No longer focused solely on food, the sustainability movement has grown legs, crossing over into clothing, construction, and even wine. When Kate and Andrey Tkachenko opened Aged Cork in Yonkers in the fall of 2020, their intention was to introduce more natural, sustainable wines to Westchester. Thoroughly taste-tested and thoughtfully chosen, 90% of the wine in the shop is sustainable, with a handful of conventional bottles for oenophiles with big-brand attachments. We sat down with the Scarsdale couple to discuss sustainable wine and why they think it’s a better sip. Spoiler alert: Wine headaches could become a thing of the past.
Westchester Magazine: What is sustainable wine?
Aged Cork: Sustainability is a broad concept, and it encompasses every aspect of winemaking. All practices in the vineyard depend on each other. It’s an integrated ecosystem where one thing takes care of the other. For example, instead of spraying the grapes with pesticides, sheep and cows graze between the vines, eating weeds; plants are put in to attract insects. Most often, these producers employ organic practices — shying away from pesticides, chemicals, or sulfites — because it’s a more natural thing to do. They want to keep the land healthy; they’re not just kicking the can down the road for the next owner to deal with it.
WM: Who are the producers of sustainable wines?
AC: Most of them are farmers first. They own the land; they love what they do. Families are involved, sometimes for generations. Most handpick the grapes, producing only a few thousand cases per year. Their wine is an expression of the place, of the winemaker him- or herself.
WM: How is sustainable wine different from conventional wine?
AC: Producers who make a million cases of wine a year manufacture to a certain taste profile, making sure the wine tastes the same every year despite, for example, the weather.

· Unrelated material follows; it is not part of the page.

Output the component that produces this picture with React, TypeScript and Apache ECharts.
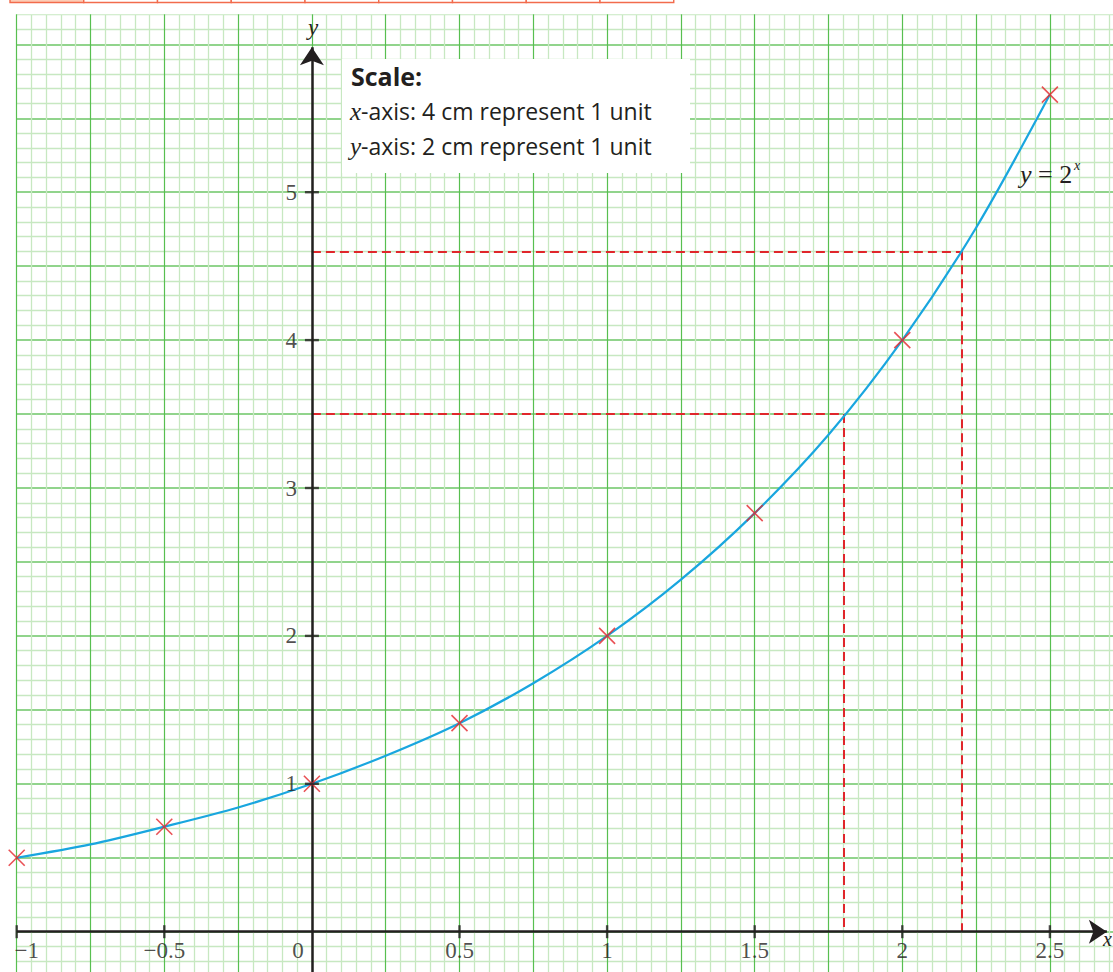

Some buy grapes on the open market, where quality and taste can vary; meaning, a lot must be added to the wine to make it always taste the same. Producers of sustainable wine start with healthy grapes and healthy soil, so nothing must be corrected in the winemaking process; less is more.
WM: Are sustainable wines more expensive?
AC: Not if you do the right thing. When you set up an ecosystem, you don’t have to spend money dealing with issues [weather, pests] every year. A nice bottle will run you $12–$15.
WM: What about the morning after?
AC: The headache some wine drinkers experience is usually associated with all the things that are added to the wine to make inferior grapes or a weather-affected crop taste the same year after year. There are about 80 chemicals that can be added during the winemaking process — colorants, flavorants, enzymes, wood chips — that don’t have to be disclosed on the label.
WM: Why should you drink sustainable wine?
AC: It’s better for the planet; it’s better for you. It’s higher-quality wine, and it just tastes better.